RORSAT (Radar Ocean Reconnaissance Satellite)
Although prototype RORSATSs in the mid-1960s flew with only chemical batteries, their operational counterparts, beginning in the 1970s, carried reactors. This introduced a serious risk of contamination because all the RORSATs reentered after a few weeks or months in orbit. To counter the problem, each RORSAT consisted of three major components: the payload and propulsion section, the reactor, and a disposal stage used to lift the reactor into a higher orbit, with an altitude of 900–1,000 km, at the end of the mission. Thus while the main spacecraft decayed, the reactor continued to circle the Earth. Unfortunately, the lifetime of an object at this altitude is about 600 years, whereas uranium-235 and -238 have a half-life of more than one billion years.
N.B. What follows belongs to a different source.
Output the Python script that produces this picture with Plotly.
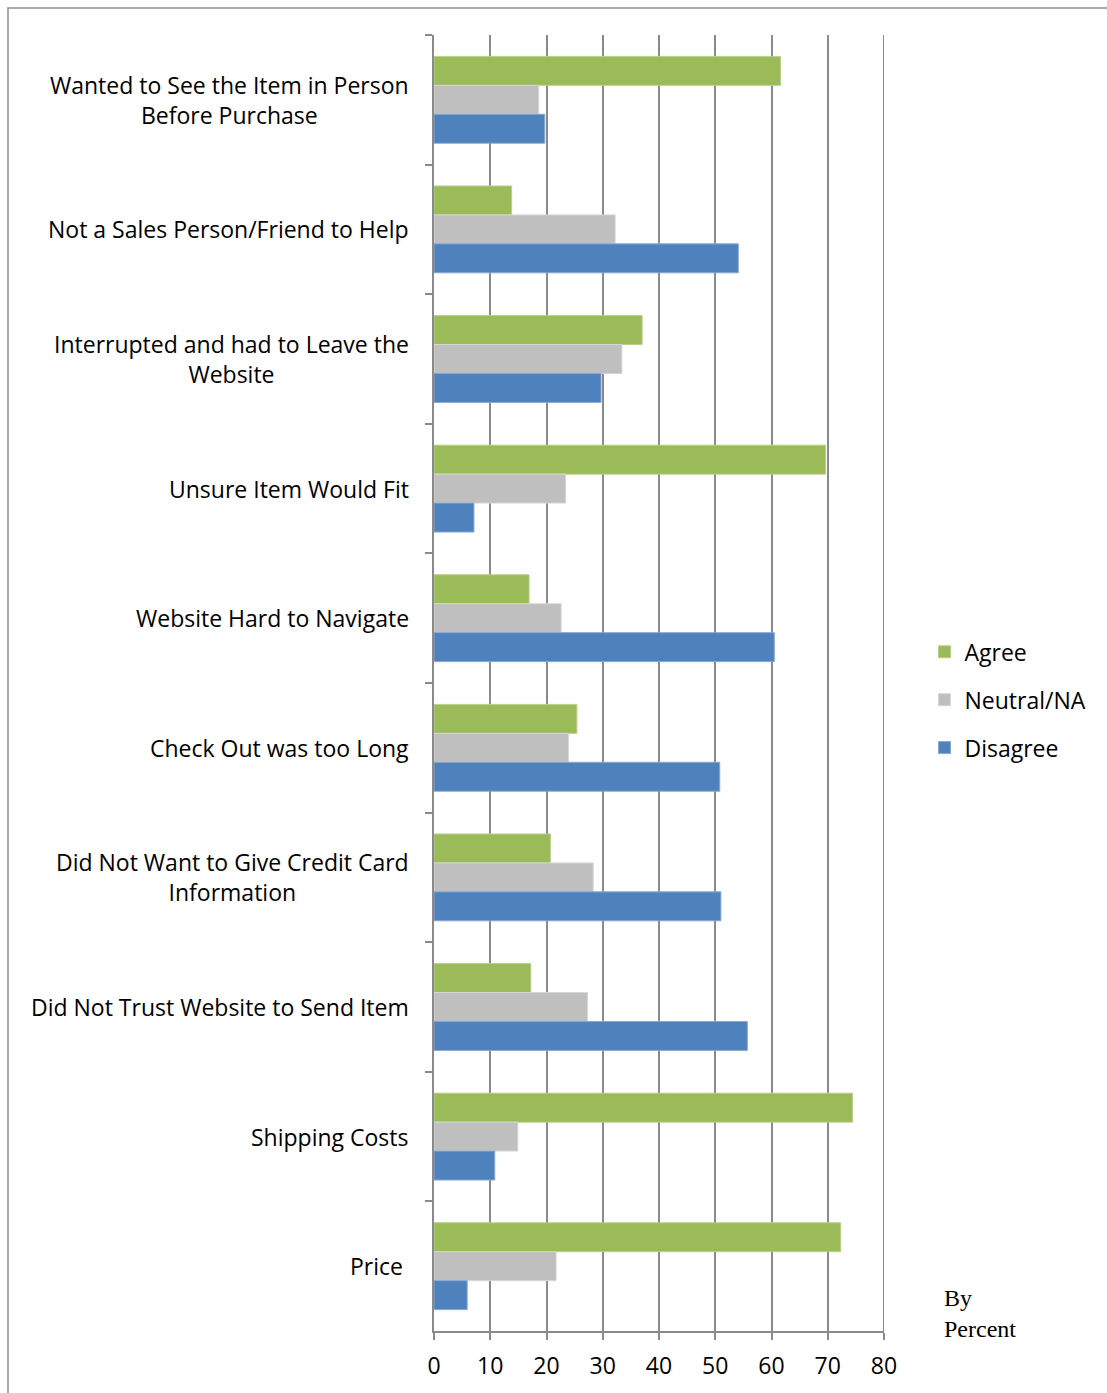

This means there is presently, in 1,000 km × 65° orbits, about 940 kg of highly-enriched uranium and a further 15 tons of other radioactive material including tens of thousands of droplets, 0.6–2 cm in diameter, which are the remains of the liquid sodium-potassium used to cool the RORSAT reactors.
There have also been accidents – the worst of them on Jan. 24, 1978, when a RORSAT malfunctioned and crashed within Canada's Northwest Territory, showering radioactive debris onto the Great Slave Lake and surrounding region.